(By Anupam Saxena and Nikhil Pahwa)

A little over a month after India’s Security markets regulator SEBI (Securities Exchange Board of India) cautioned investors about investing on the basis of SMS based tips, and more importantly, warned brokerage houses about their employees using blogs and forums to offer unsolicited tops, The Economic Times reports that SEBI may approch the TRAI to put a ban on unsolicited stock tips via SMS.  SEBI feels that the tips can misguide investors and can be used by brokers to manipulate prices of stocks. However, it’s not that the TRAI can do anything about the tips – it’s regulations on unsolicited SMS still haven’t been implemented.

On March 18th, SEBI had advised investors to take precautions about doing due diligence before investing on the basis of advice saying that ” where the advice is rendered or sought to be rendered by any person, by means of advertisements through SMSs, or the electronic or print media, whether pursuant to or in the absence of any contract or arrangement, it might be an attempt to influence market price and lure investors. Investors are therefore advised to take adequate care and carry out necessary due diligence before acting on the basis of such advice/communication.” It had emphasized on disclosures by the intermediaries or broking houses in line with its code of conduct.

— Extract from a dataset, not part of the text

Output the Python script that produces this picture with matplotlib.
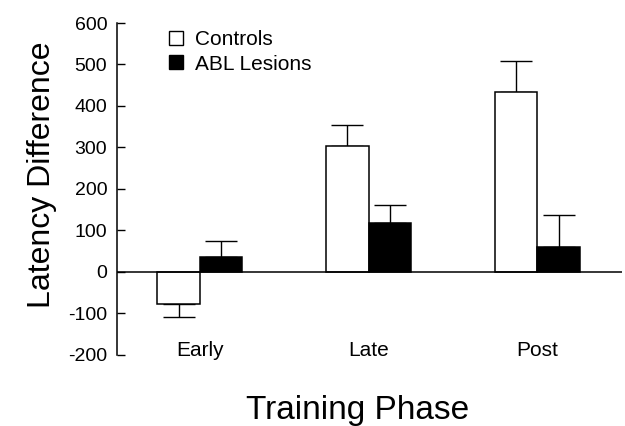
import numpy as np
import matplotlib.pyplot as plt
from matplotlib.patches import Patch

# values
phases = ["Early", "Late", "Post"]
controls = [-77, 303, 433]
controls_err = [32, 51, 75]
abl = [36, 119, 60]
abl_err = [39, 43, 76]

plt.rcParams['font.family'] = ['Liberation Sans', 'DejaVu Sans']
plt.rcParams['axes.unicode_minus'] = False


def one_sided(vals, errs):
    # error bar drawn only away from zero
    lo = [e if v < 0 else 0 for v, e in zip(vals, errs)]
    hi = [0 if v < 0 else e for v, e in zip(vals, errs)]
    return [lo, hi]


fig = plt.figure(figsize=(6.25, 4.26), dpi=100)
ax = fig.add_axes([0.187, 0.167, 0.808, 0.779])

x = np.arange(len(phases))
w = 0.25
ax.bar(x - w/2, controls, w, color='white', edgecolor='black', linewidth=1.1, zorder=3)
ax.bar(x + w/2, abl, w, color='black', edgecolor='black', linewidth=1.1, zorder=3)
ax.errorbar(x - w/2, controls, yerr=one_sided(controls, controls_err), fmt='none',
            ecolor='black', elinewidth=1.0, capsize=11.5, capthick=1.0, zorder=2)
ax.errorbar(x + w/2, abl, yerr=one_sided(abl, abl_err), fmt='none',
            ecolor='black', elinewidth=1.0, capsize=11.5, capthick=1.0, zorder=2)

ax.axhline(0, color='black', linewidth=1.1, zorder=4)

ax.set_xlim(-0.49, 2.5)
ax.set_ylim(-200, 600)
ax.set_yticks(range(-200, 601, 100))
ax.set_xticks(x, phases)
ax.tick_params(axis='y', direction='in', length=6, width=1, labelsize=14, pad=7)
ax.tick_params(axis='x', length=0, pad=-10, labelsize=15)

for s in ['top', 'right', 'bottom']:
    ax.spines[s].set_visible(False)
ax.spines['left'].set_linewidth(1.1)

ax.set_xlabel("Training Phase", fontsize=24)
ax.xaxis.set_label_coords(0.477, -0.12)
ax.set_ylabel("Latency Difference", fontsize=23)
ax.yaxis.set_label_coords(-0.119, 0.542)

handles = [Patch(facecolor='white', edgecolor='black', linewidth=1.0),
           Patch(facecolor='black', edgecolor='black', linewidth=1.0)]
ax.legend(handles, ["Controls", "ABL Lesions"], loc='upper left',
          bbox_to_anchor=(0.103, 0.978), frameon=False, fontsize=15,
          handlelength=0.68, handleheight=0.68, handletextpad=0.55,
          labelspacing=0.25, borderpad=0, borderaxespad=0)

fig.savefig("out.png", dpi=100)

In a circular issued on March 23rd 2011, SEBI had said that blogs, chat forums,  e-mails and messenger sites (IM)  were being used by brokers and other intermediaries to communicate unauthenticated news about companies and manipulate the markets. It has directed broking houses to institute a code of conduct, not circulate rumors and:

– Access to Blogs/Chat forums/Messenger sites etc. should either be restricted under supervision or access should not be allowed.
– Logs for any usage of such Blogs/Chat forums/Messenger sites (called by any nomenclature) shall be treated as records and the same should be maintained as specified by the respective Regulations which govern the concerned intermediary.
– Employees should be directed that any market related news received by them either in their official mail/personal mail/blog or in any other manner, should be forwarded only after the same has been seen and approved by the concerned Intermediary’s Compliance Officer. If an employee fails to do so, he/she shall be deemed to have violated the various provisions contained in SEBI Act/Rules/Regulations etc. and shall be liable for actions.

This doesn’t augur well for forums where stock trades are discussed, including the Moneycontrol Message Board*. The ET report also stated that SEBI will soon start a software based monitoring of discussions on social media sites like twitter and facebook.

While we also feel that broking houses and individuals must issue disclosures, with company news, curbing their internet presence is no solution. Government bodies are obsessed with maintaining logs, what they fail to understand is that this practice is ineffective – a message that can be posted via the Internet through an office connection can also be posted via mobile. SEBI’s done the right thing by warning investors, but by asking brokerages to block access to discussions might end of preventing legitimate discussion.

And if investors choose to trust rumors, they’re taking a risk. It’s one thing to look into insider trading, or media houses or journalists manipulating stocks, but quite another to try and kill all speculation. If rumors and gossip can be exchanged on the floor of a stock exchange, or on the street, then why not online? Also, not everything that is one a message board or a blog is speculative in nature.